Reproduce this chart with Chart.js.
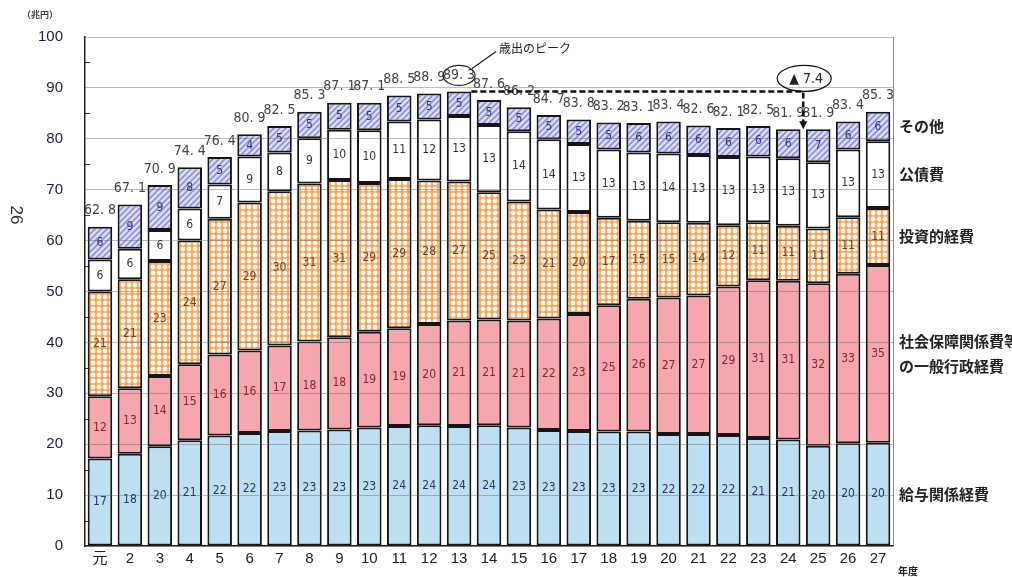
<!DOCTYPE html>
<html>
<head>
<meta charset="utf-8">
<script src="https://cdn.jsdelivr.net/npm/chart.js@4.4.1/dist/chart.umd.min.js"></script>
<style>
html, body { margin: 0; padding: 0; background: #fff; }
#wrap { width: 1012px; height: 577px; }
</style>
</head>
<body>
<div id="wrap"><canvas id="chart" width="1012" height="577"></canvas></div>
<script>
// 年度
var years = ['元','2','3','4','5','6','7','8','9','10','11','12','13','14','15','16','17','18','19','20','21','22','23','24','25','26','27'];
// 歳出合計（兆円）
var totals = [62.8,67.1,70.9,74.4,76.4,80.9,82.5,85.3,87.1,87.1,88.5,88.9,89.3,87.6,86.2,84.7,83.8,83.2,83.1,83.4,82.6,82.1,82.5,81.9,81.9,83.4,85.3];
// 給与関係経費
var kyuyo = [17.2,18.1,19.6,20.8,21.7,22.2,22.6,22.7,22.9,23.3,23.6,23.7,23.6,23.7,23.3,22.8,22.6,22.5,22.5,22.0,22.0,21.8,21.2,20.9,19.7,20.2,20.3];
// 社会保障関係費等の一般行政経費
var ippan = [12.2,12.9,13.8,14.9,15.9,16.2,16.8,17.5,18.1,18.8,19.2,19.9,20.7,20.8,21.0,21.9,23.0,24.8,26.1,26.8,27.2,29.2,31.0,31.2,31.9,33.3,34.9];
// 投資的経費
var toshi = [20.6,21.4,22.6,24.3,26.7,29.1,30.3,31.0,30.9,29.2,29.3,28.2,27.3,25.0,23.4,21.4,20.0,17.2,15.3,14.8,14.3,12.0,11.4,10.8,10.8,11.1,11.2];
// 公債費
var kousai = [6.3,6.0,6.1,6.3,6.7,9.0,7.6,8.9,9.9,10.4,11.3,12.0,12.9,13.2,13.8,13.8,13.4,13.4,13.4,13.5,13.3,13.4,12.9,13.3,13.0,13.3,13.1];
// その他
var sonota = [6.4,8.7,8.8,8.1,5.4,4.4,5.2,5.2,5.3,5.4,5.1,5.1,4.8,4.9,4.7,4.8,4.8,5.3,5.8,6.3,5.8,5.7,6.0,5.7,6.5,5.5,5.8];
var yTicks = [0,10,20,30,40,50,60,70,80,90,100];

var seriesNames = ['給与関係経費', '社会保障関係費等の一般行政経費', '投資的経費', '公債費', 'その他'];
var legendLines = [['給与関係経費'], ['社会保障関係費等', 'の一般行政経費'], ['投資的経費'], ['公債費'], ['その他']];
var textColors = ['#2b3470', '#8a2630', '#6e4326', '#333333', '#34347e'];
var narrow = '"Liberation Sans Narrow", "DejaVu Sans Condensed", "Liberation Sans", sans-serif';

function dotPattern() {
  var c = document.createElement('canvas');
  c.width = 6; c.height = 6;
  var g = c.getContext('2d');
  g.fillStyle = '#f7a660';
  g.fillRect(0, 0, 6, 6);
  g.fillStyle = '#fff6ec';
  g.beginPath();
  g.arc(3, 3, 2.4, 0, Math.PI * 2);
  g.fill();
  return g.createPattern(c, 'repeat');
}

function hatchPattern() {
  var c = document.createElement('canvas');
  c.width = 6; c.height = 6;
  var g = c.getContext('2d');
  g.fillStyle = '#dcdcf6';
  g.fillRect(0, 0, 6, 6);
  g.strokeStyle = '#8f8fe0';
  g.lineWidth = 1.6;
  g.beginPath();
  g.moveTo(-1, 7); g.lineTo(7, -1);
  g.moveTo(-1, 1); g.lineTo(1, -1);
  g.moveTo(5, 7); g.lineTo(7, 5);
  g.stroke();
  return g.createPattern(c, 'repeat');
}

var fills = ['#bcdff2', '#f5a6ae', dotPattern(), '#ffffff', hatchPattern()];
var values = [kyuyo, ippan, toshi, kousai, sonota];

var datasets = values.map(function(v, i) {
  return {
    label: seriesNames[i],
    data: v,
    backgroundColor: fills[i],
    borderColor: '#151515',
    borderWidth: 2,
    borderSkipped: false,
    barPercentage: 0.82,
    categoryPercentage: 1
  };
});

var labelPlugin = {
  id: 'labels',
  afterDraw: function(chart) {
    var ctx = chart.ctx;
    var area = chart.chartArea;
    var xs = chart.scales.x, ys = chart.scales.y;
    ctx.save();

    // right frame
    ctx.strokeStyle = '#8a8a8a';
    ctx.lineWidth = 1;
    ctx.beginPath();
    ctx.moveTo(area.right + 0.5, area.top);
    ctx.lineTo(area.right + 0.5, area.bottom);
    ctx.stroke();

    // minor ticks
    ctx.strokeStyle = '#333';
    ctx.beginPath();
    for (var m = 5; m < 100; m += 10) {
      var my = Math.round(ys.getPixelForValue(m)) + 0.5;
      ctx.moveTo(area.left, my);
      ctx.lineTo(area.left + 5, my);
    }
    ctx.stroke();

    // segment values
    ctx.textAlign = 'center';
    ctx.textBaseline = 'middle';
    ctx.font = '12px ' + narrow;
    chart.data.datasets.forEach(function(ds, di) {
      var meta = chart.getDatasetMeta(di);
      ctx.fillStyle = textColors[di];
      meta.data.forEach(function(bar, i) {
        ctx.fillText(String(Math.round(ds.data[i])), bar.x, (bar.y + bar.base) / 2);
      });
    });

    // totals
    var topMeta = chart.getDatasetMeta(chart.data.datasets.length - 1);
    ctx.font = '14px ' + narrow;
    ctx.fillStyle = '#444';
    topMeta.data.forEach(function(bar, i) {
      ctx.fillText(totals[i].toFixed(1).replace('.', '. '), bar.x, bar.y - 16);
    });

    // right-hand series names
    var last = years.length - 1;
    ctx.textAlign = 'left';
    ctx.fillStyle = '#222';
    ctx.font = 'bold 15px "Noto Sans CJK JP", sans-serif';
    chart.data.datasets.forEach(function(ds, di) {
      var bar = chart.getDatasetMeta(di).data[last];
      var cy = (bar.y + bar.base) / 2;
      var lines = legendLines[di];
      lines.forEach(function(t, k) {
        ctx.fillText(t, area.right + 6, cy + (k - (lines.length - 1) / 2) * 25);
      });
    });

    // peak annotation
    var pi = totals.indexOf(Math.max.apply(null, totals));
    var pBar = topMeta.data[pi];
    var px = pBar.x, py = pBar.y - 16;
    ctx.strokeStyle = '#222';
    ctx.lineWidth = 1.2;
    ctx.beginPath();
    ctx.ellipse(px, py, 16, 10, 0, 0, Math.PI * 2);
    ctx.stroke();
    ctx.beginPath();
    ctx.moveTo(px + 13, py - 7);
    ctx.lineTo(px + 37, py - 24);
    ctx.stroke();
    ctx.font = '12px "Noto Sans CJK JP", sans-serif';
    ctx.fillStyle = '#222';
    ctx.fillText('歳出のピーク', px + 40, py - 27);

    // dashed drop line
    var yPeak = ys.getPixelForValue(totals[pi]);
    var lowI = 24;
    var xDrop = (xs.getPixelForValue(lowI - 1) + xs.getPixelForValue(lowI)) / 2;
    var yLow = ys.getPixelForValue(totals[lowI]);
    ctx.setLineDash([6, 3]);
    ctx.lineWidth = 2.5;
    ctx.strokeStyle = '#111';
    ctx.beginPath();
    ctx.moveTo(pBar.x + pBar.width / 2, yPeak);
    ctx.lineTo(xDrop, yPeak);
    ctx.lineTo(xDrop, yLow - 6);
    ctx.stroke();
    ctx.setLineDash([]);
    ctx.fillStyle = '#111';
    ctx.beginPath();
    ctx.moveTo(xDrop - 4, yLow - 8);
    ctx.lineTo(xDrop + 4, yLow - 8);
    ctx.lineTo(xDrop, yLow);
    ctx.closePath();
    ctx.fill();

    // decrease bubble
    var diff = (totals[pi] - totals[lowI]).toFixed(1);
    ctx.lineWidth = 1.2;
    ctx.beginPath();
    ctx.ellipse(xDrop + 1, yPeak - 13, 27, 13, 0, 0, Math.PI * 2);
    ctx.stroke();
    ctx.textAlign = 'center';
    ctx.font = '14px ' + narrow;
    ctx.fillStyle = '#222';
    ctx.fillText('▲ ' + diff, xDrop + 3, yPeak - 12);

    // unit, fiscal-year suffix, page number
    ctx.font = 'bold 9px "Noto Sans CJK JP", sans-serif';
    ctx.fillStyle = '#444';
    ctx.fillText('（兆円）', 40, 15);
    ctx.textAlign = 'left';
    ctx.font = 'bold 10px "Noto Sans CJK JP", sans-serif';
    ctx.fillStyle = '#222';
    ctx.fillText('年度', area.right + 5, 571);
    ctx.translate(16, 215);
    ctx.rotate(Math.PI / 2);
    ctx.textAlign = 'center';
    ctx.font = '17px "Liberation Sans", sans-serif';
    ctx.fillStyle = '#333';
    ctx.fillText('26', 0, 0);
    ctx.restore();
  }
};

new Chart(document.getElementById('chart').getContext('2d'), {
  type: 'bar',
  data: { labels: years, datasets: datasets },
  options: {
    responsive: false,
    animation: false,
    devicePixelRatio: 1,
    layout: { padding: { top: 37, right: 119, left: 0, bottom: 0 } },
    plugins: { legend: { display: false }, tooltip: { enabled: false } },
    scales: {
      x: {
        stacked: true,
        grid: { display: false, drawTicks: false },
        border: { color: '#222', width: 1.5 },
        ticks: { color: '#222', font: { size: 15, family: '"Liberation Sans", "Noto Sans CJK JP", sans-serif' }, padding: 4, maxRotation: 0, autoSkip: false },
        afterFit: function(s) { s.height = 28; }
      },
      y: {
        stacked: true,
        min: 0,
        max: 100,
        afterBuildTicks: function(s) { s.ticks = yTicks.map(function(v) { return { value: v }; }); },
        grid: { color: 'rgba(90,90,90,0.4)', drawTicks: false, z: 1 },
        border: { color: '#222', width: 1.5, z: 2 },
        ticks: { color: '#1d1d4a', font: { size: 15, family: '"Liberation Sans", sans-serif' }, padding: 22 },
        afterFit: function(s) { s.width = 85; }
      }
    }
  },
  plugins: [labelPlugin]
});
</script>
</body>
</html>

- - - - - - -

> _Task details_: Starting at the top of the listing above, reproduce each line up to and including the one with "var yTicks = [0,10,20,30,40,50,60,70,80,90,100];"; omit the pictures.

> _Answer in full_:
Reproduce this chart with Chart.js.
<!DOCTYPE html>
<html>
<head>
<meta charset="utf-8">
<script src="https://cdn.jsdelivr.net/npm/chart.js@4.4.1/dist/chart.umd.min.js"></script>
<style>
html, body { margin: 0; padding: 0; background: #fff; }
#wrap { width: 1012px; height: 577px; }
</style>
</head>
<body>
<div id="wrap"><canvas id="chart" width="1012" height="577"></canvas></div>
<script>
// 年度
var years = ['元','2','3','4','5','6','7','8','9','10','11','12','13','14','15','16','17','18','19','20','21','22','23','24','25','26','27'];
// 歳出合計（兆円）
var totals = [62.8,67.1,70.9,74.4,76.4,80.9,82.5,85.3,87.1,87.1,88.5,88.9,89.3,87.6,86.2,84.7,83.8,83.2,83.1,83.4,82.6,82.1,82.5,81.9,81.9,83.4,85.3];
// 給与関係経費
var kyuyo = [17.2,18.1,19.6,20.8,21.7,22.2,22.6,22.7,22.9,23.3,23.6,23.7,23.6,23.7,23.3,22.8,22.6,22.5,22.5,22.0,22.0,21.8,21.2,20.9,19.7,20.2,20.3];
// 社会保障関係費等の一般行政経費
var ippan = [12.2,12.9,13.8,14.9,15.9,16.2,16.8,17.5,18.1,18.8,19.2,19.9,20.7,20.8,21.0,21.9,23.0,24.8,26.1,26.8,27.2,29.2,31.0,31.2,31.9,33.3,34.9];
// 投資的経費
var toshi = [20.6,21.4,22.6,24.3,26.7,29.1,30.3,31.0,30.9,29.2,29.3,28.2,27.3,25.0,23.4,21.4,20.0,17.2,15.3,14.8,14.3,12.0,11.4,10.8,10.8,11.1,11.2];
// 公債費
var kousai = [6.3,6.0,6.1,6.3,6.7,9.0,7.6,8.9,9.9,10.4,11.3,12.0,12.9,13.2,13.8,13.8,13.4,13.4,13.4,13.5,13.3,13.4,12.9,13.3,13.0,13.3,13.1];
// その他
var sonota = [6.4,8.7,8.8,8.1,5.4,4.4,5.2,5.2,5.3,5.4,5.1,5.1,4.8,4.9,4.7,4.8,4.8,5.3,5.8,6.3,5.8,5.7,6.0,5.7,6.5,5.5,5.8];
var yTicks = [0,10,20,30,40,50,60,70,80,90,100];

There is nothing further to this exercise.